Like many riders, Powell said the reward is the chance to engender social change.

Herrin said another reward is open-minded exchange with students and administrators. When that happens, Herrin said, “The conversations are so rejuvenating. You get a chance to love them and learn from them and help them understand you.”

“We have not just done social justice work. We have lived social justice,” she added.

For Reitan, such grassroots transformation should be the focus of the gay rights movement.

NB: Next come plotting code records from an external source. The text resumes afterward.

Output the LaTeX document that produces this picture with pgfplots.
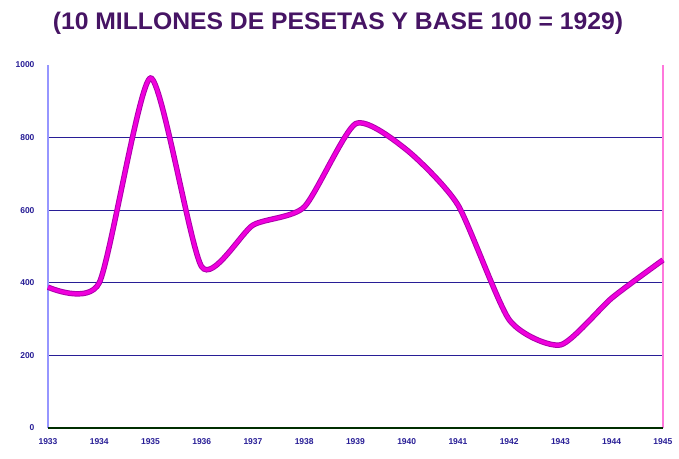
\documentclass[border=0pt]{standalone}
\usepackage{pgfplots}
\pgfplotsset{compat=1.18}
\usepackage{fontspec}
\setmainfont{Liberation Sans}
\definecolor{gridnavy}{RGB}{40,30,150}
\definecolor{leftax}{RGB}{150,150,255}
\definecolor{rightax}{RGB}{255,120,220}
\definecolor{linemag}{RGB}{240,0,220}
\definecolor{lineedge}{RGB}{170,0,170}
\definecolor{titlecol}{RGB}{70,20,100}
\begin{document}
\begin{tikzpicture}[x=1pt,y=1pt]
\useasboundingbox (0,0) rectangle (679,458);
\node[font=\bfseries\fontsize{24}{26}\selectfont, text=titlecol, xscale=1.03] at (338,435) {(10 MILLONES DE PESETAS Y BASE 100 = 1929)};
\begin{axis}[
  at={(48pt,30pt)}, anchor=south west,
  scale only axis, width=615pt, height=363pt,
  xmin=1933, xmax=1945, ymin=0, ymax=1000,
  xtick={1933,...,1945}, ytick={0,200,400,600,800,1000},
  xticklabel style={font=\bfseries\fontsize{8.5}{9}\selectfont, text=gridnavy, yshift=-7pt},
  yticklabel style={font=\bfseries\fontsize{8.5}{9}\selectfont, text=gridnavy, xshift=-10pt},
  /pgf/number format/assume math mode=true,
  /pgf/number format/1000 sep={},
  xticklabel={\pgfmathprintnumber[1000 sep={}]{\tick}},
  axis line style={draw=none},
  tick style={draw=none},
  clip=false,
]
\foreach \g in {200,400,600,800}{
  \edef\tmp{\noexpand\draw[gridnavy, line width=1.2pt] (axis cs:1933,\g) -- (axis cs:1945,\g);}\tmp
}
\draw[leftax, line width=1.5pt] (axis cs:1933,0) -- (axis cs:1933,1000);
\draw[rightax, line width=1.5pt] (axis cs:1945,0) -- (axis cs:1945,1000);
\addplot[lineedge, line width=5.5pt, smooth, tension=0.38] coordinates {
(1933,388) (1934,400) (1935,964) (1936,444) (1937,559) (1938,609) (1939,838)
(1940,766) (1941,614) (1942,298) (1943,229) (1944,358) (1945,463)};
\addplot[linemag, line width=3.6pt, smooth, tension=0.38] coordinates {
(1933,388) (1934,400) (1935,964) (1936,444) (1937,559) (1938,609) (1939,838)
(1940,766) (1941,614) (1942,298) (1943,229) (1944,358) (1945,463)};
\draw[black!70!green!60!black, line width=2pt] (axis cs:1933,0) -- (axis cs:1945,0);
\end{axis}
\end{tikzpicture}
\end{document}
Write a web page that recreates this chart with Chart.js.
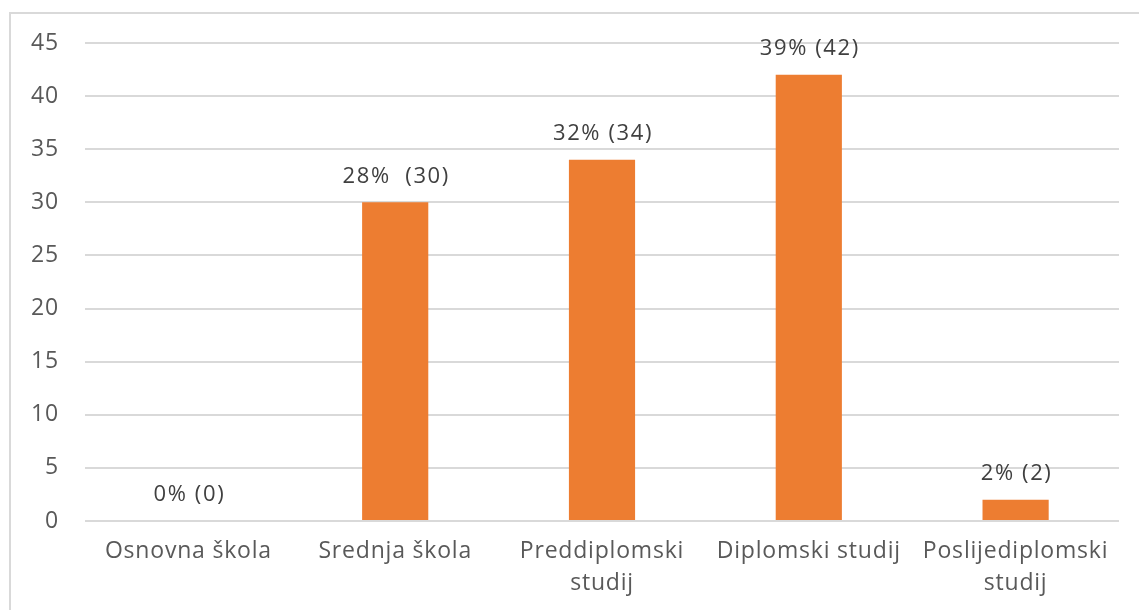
<!DOCTYPE html>
<html>
<head>
<meta charset="utf-8">
<script src="https://cdn.jsdelivr.net/npm/chart.js@4"></script>
<style>
  html, body { margin: 0; padding: 0; background: #fff; overflow: hidden; }
  #wrap { position: relative; width: 1139px; height: 610px; }
  #frame { position: absolute; left: 9px; top: 12px; width: 1200px; height: 700px; border: 2px solid #d9d9d9; box-sizing: border-box; }
  canvas { position: absolute; left: 0; top: 0; }
</style>
</head>
<body>
<div id="wrap">
  <div id="frame"></div>
  <canvas id="c" width="1139" height="610"></canvas>
</div>
<script>
const categories = [["Osnovna škola"], ["Srednja škola"], ["Preddiplomski", "studij"], ["Diplomski studij"], ["Poslijediplomski", "studij"]];
const counts = [0, 30, 34, 42, 2];
const valueLabels = ["0% (0)", "28%  (30)", "32% (34)", "39% (42)", "2% (2)"];
const yTicks = [0, 5, 10, 15, 20, 25, 30, 35, 40, 45];

const FONT = "'Open Sans', 'Noto Sans', sans-serif";
const SP = '0.8px';

const spacingPlugin = {
  id: 'spacing',
  beforeInit(chart) { chart.ctx.letterSpacing = SP; },
  beforeLayout(chart) { chart.ctx.letterSpacing = SP; },
  beforeDraw(chart) { chart.ctx.letterSpacing = SP; }
};

const labelPlugin = {
  id: 'valueLabels',
  afterDatasetsDraw(chart) {
    const ctx = chart.ctx;
    const meta = chart.getDatasetMeta(0);
    ctx.save();
    ctx.letterSpacing = '1.6px';
    ctx.font = "22px " + FONT;
    ctx.fillStyle = '#404040';
    ctx.textAlign = 'center';
    ctx.textBaseline = 'middle';
    meta.data.forEach((bar, i) => {
      ctx.fillText(valueLabels[i], bar.x + 1, bar.y - 26);
    });
    ctx.restore();
  }
};

new Chart(document.getElementById('c'), {
  type: 'bar',
  data: {
    labels: categories,
    datasets: [{
      data: counts,
      backgroundColor: '#ED7D31',
      borderWidth: 0,
      barPercentage: 0.64,
      categoryPercentage: 0.5
    }]
  },
  options: {
    responsive: false,
    animation: false,
    devicePixelRatio: 1,
    layout: { padding: { top: 43, right: 20, left: 0, bottom: 0 } },
    plugins: { legend: { display: false }, tooltip: { enabled: false } },
    scales: {
      x: {
        grid: { display: false, drawTicks: false },
        border: { display: false },
        ticks: {
          color: '#595959',
          font: { family: FONT, size: 23, lineHeight: 1.39 },
          padding: 14,
          maxRotation: 0,
          autoSkip: false
        },
        afterFit(scale) { scale.height = 89; }
      },
      y: {
        min: 0, max: 45,
        afterBuildTicks(scale) { scale.ticks = yTicks.map(v => ({ value: v })); },
        grid: { color: '#d9d9d9', lineWidth: 2, drawTicks: false },
        border: { display: false },
        ticks: {
          color: '#595959',
          font: { family: FONT, size: 23 },
          padding: 26
        },
        afterFit(scale) { scale.width = 85; }
      }
    }
  },
  plugins: [spacingPlugin, labelPlugin]
});
</script>
</body>
</html>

Reitan said that most successful civil rights revolutions—the freedom rides and sit-ins of the civil rights movement, the free speech movement conducted from Berkeley, the student protests at Tiananmen Square, the French student uprisings of 1969—gained their momentum from ground-level, youth-guided action.

“In every case, young people were at the forefront,” he said.

“I see the gay rights movement lobbying Congress, engaging in judicial advocacy, and working for or against different voter initiatives, but there is not a sustained effort to take it to the streets.” Reitan said.

“We’ve finally got enough youth out of the closet that we can gain a critical mass,” he added. “We’ve got to start getting them coordinated.”